● **Stated exercise**
All of the material should be reproduced exactly, with pictures left out.

● **Supplied information**
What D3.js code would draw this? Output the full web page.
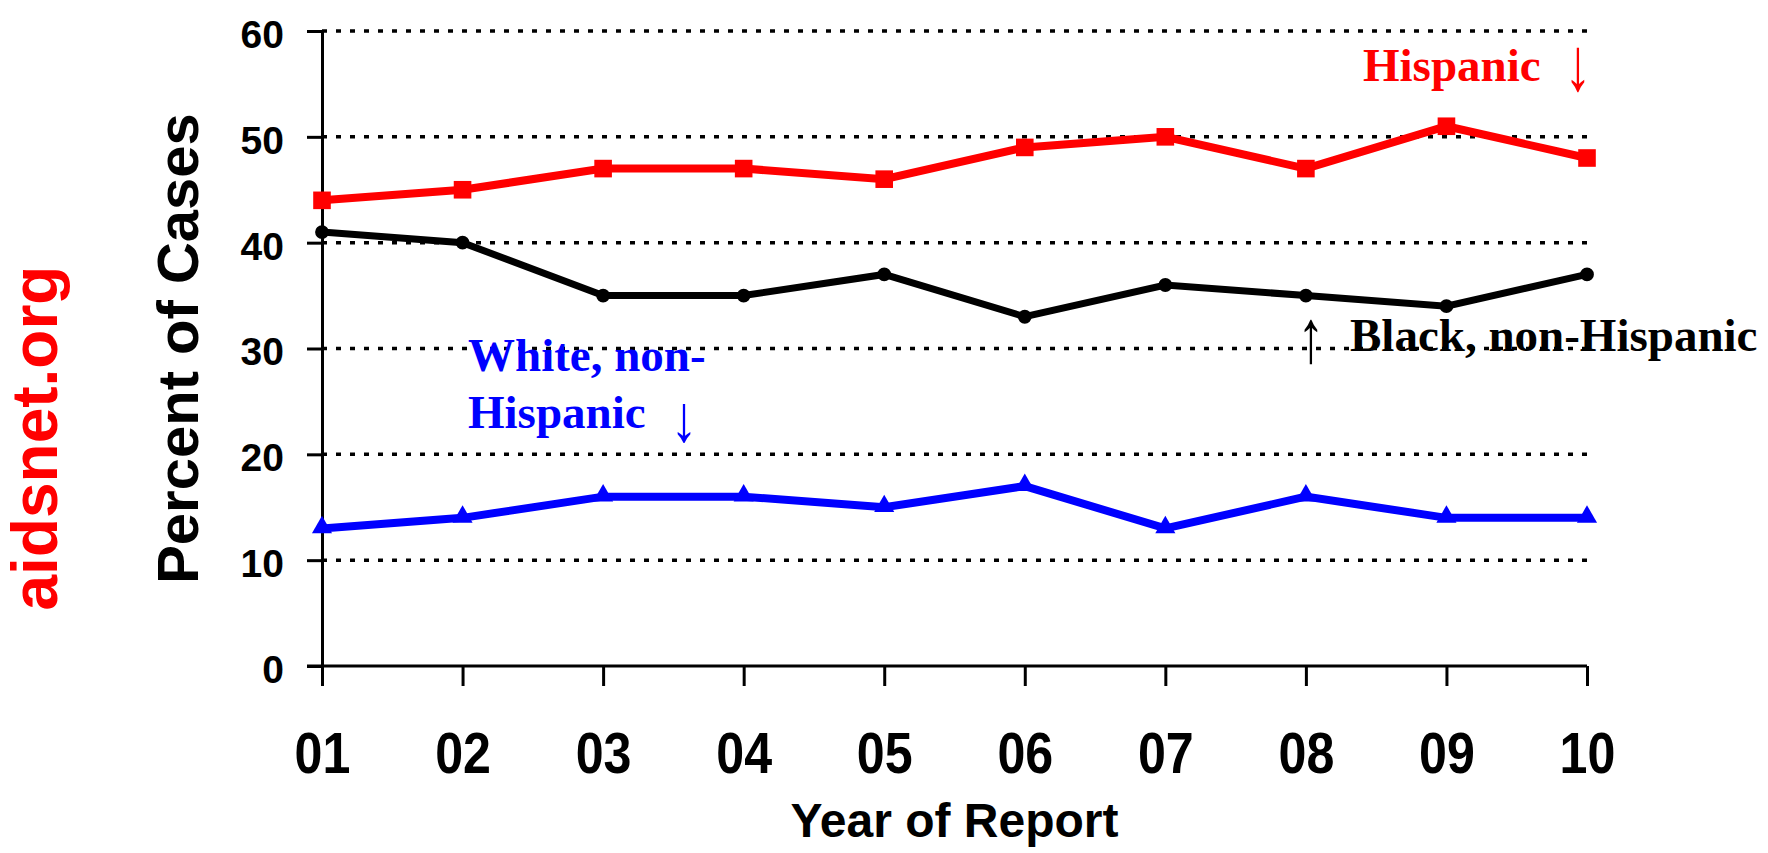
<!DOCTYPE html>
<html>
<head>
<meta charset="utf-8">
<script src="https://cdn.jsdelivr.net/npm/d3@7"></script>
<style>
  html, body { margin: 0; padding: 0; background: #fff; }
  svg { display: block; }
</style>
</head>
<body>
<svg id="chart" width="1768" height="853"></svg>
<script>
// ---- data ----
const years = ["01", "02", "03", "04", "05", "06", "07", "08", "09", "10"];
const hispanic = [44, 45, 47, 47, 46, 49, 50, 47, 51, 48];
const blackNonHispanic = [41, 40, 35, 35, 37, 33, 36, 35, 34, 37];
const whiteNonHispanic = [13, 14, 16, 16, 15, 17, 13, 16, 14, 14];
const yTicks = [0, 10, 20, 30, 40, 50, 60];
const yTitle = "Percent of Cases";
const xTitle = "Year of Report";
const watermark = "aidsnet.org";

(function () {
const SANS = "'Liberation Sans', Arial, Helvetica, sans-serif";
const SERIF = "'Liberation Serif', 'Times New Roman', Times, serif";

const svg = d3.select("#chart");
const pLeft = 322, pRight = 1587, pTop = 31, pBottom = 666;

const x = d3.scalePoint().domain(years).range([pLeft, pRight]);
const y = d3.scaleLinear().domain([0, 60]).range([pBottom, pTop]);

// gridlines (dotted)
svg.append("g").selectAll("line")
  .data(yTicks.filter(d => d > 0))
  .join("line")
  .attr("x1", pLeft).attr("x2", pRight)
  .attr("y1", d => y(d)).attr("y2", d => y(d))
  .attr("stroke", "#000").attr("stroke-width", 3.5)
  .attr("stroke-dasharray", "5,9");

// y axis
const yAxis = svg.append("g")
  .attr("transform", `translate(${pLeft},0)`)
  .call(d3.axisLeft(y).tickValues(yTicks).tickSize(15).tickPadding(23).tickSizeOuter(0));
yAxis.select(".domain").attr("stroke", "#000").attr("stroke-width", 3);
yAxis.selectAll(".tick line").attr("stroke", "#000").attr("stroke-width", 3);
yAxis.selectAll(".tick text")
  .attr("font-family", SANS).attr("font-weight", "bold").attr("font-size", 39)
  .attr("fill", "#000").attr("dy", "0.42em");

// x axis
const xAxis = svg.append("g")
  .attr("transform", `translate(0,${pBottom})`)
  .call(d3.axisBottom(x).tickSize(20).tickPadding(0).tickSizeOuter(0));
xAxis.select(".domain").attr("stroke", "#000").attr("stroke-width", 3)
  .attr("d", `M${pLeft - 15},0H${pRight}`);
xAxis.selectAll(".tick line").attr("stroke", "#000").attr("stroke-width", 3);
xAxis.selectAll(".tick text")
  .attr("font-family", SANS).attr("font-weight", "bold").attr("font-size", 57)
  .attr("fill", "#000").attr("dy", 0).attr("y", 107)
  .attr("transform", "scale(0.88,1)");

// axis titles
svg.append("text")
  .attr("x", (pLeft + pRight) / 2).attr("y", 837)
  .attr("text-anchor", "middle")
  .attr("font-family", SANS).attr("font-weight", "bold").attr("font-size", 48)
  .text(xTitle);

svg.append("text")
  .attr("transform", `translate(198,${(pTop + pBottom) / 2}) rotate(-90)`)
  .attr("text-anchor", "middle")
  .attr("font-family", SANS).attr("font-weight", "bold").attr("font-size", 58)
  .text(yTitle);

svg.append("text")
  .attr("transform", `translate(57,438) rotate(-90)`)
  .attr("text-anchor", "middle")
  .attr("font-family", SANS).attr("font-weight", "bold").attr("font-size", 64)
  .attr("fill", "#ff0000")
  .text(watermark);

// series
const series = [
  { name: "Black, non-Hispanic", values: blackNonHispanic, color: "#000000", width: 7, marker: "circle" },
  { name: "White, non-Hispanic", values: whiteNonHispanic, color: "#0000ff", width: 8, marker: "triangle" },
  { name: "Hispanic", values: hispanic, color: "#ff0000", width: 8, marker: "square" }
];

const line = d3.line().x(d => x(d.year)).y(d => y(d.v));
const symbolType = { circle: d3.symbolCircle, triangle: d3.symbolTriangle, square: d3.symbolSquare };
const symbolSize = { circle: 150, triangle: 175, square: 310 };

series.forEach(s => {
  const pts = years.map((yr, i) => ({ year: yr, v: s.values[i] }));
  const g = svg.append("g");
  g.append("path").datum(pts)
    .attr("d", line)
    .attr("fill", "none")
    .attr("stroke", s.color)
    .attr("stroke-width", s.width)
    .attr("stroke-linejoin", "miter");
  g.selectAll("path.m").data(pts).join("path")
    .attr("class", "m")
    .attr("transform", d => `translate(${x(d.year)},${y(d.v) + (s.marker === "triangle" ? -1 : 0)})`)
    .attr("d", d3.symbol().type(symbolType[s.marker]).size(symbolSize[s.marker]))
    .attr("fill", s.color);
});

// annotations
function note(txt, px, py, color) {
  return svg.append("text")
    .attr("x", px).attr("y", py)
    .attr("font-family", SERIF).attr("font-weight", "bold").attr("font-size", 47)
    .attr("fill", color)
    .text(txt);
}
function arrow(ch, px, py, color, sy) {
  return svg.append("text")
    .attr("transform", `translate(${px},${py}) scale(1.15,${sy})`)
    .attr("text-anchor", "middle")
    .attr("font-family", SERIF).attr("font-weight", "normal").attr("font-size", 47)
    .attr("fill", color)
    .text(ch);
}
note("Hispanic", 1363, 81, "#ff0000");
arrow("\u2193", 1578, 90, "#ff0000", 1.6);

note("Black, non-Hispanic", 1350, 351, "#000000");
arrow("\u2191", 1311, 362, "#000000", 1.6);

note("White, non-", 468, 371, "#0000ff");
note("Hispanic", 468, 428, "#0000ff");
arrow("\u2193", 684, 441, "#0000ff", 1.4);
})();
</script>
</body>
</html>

● **Solution to this exercise**
What D3.js code would draw this? Output the full web page.
<!DOCTYPE html>
<html>
<head>
<meta charset="utf-8">
<script src="https://cdn.jsdelivr.net/npm/d3@7"></script>
<style>
  html, body { margin: 0; padding: 0; background: #fff; }
  svg { display: block; }
</style>
</head>
<body>
<svg id="chart" width="1768" height="853"></svg>
<script>
// ---- data ----
const years = ["01", "02", "03", "04", "05", "06", "07", "08", "09", "10"];
const hispanic = [44, 45, 47, 47, 46, 49, 50, 47, 51, 48];
const blackNonHispanic = [41, 40, 35, 35, 37, 33, 36, 35, 34, 37];
const whiteNonHispanic = [13, 14, 16, 16, 15, 17, 13, 16, 14, 14];
const yTicks = [0, 10, 20, 30, 40, 50, 60];
const yTitle = "Percent of Cases";
const xTitle = "Year of Report";
const watermark = "aidsnet.org";

(function () {
const SANS = "'Liberation Sans', Arial, Helvetica, sans-serif";
const SERIF = "'Liberation Serif', 'Times New Roman', Times, serif";

const svg = d3.select("#chart");
const pLeft = 322, pRight = 1587, pTop = 31, pBottom = 666;

const x = d3.scalePoint().domain(years).range([pLeft, pRight]);
const y = d3.scaleLinear().domain([0, 60]).range([pBottom, pTop]);

// gridlines (dotted)
svg.append("g").selectAll("line")
  .data(yTicks.filter(d => d > 0))
  .join("line")
  .attr("x1", pLeft).attr("x2", pRight)
  .attr("y1", d => y(d)).attr("y2", d => y(d))
  .attr("stroke", "#000").attr("stroke-width", 3.5)
  .attr("stroke-dasharray", "5,9");

// y axis
const yAxis = svg.append("g")
  .attr("transform", `translate(${pLeft},0)`)
  .call(d3.axisLeft(y).tickValues(yTicks).tickSize(15).tickPadding(23).tickSizeOuter(0));
yAxis.select(".domain").attr("stroke", "#000").attr("stroke-width", 3);
yAxis.selectAll(".tick line").attr("stroke", "#000").attr("stroke-width", 3);
yAxis.selectAll(".tick text")
  .attr("font-family", SANS).attr("font-weight", "bold").attr("font-size", 39)
  .attr("fill", "#000").attr("dy", "0.42em");

// x axis
const xAxis = svg.append("g")
  .attr("transform", `translate(0,${pBottom})`)
  .call(d3.axisBottom(x).tickSize(20).tickPadding(0).tickSizeOuter(0));
xAxis.select(".domain").attr("stroke", "#000").attr("stroke-width", 3)
  .attr("d", `M${pLeft - 15},0H${pRight}`);
xAxis.selectAll(".tick line").attr("stroke", "#000").attr("stroke-width", 3);
xAxis.selectAll(".tick text")
  .attr("font-family", SANS).attr("font-weight", "bold").attr("font-size", 57)
  .attr("fill", "#000").attr("dy", 0).attr("y", 107)
  .attr("transform", "scale(0.88,1)");

// axis titles
svg.append("text")
  .attr("x", (pLeft + pRight) / 2).attr("y", 837)
  .attr("text-anchor", "middle")
  .attr("font-family", SANS).attr("font-weight", "bold").attr("font-size", 48)
  .text(xTitle);

svg.append("text")
  .attr("transform", `translate(198,${(pTop + pBottom) / 2}) rotate(-90)`)
  .attr("text-anchor", "middle")
  .attr("font-family", SANS).attr("font-weight", "bold").attr("font-size", 58)
  .text(yTitle);

svg.append("text")
  .attr("transform", `translate(57,438) rotate(-90)`)
  .attr("text-anchor", "middle")
  .attr("font-family", SANS).attr("font-weight", "bold").attr("font-size", 64)
  .attr("fill", "#ff0000")
  .text(watermark);

// series
const series = [
  { name: "Black, non-Hispanic", values: blackNonHispanic, color: "#000000", width: 7, marker: "circle" },
  { name: "White, non-Hispanic", values: whiteNonHispanic, color: "#0000ff", width: 8, marker: "triangle" },
  { name: "Hispanic", values: hispanic, color: "#ff0000", width: 8, marker: "square" }
];

const line = d3.line().x(d => x(d.year)).y(d => y(d.v));
const symbolType = { circle: d3.symbolCircle, triangle: d3.symbolTriangle, square: d3.symbolSquare };
const symbolSize = { circle: 150, triangle: 175, square: 310 };

series.forEach(s => {
  const pts = years.map((yr, i) => ({ year: yr, v: s.values[i] }));
  const g = svg.append("g");
  g.append("path").datum(pts)
    .attr("d", line)
    .attr("fill", "none")
    .attr("stroke", s.color)
    .attr("stroke-width", s.width)
    .attr("stroke-linejoin", "miter");
  g.selectAll("path.m").data(pts).join("path")
    .attr("class", "m")
    .attr("transform", d => `translate(${x(d.year)},${y(d.v) + (s.marker === "triangle" ? -1 : 0)})`)
    .attr("d", d3.symbol().type(symbolType[s.marker]).size(symbolSize[s.marker]))
    .attr("fill", s.color);
});

// annotations
function note(txt, px, py, color) {
  return svg.append("text")
    .attr("x", px).attr("y", py)
    .attr("font-family", SERIF).attr("font-weight", "bold").attr("font-size", 47)
    .attr("fill", color)
    .text(txt);
}
function arrow(ch, px, py, color, sy) {
  return svg.append("text")
    .attr("transform", `translate(${px},${py}) scale(1.15,${sy})`)
    .attr("text-anchor", "middle")
    .attr("font-family", SERIF).attr("font-weight", "normal").attr("font-size", 47)
    .attr("fill", color)
    .text(ch);
}
note("Hispanic", 1363, 81, "#ff0000");
arrow("\u2193", 1578, 90, "#ff0000", 1.6);

note("Black, non-Hispanic", 1350, 351, "#000000");
arrow("\u2191", 1311, 362, "#000000", 1.6);

note("White, non-", 468, 371, "#0000ff");
note("Hispanic", 468, 428, "#0000ff");
arrow("\u2193", 684, 441, "#0000ff", 1.4);
})();
</script>
</body>
</html>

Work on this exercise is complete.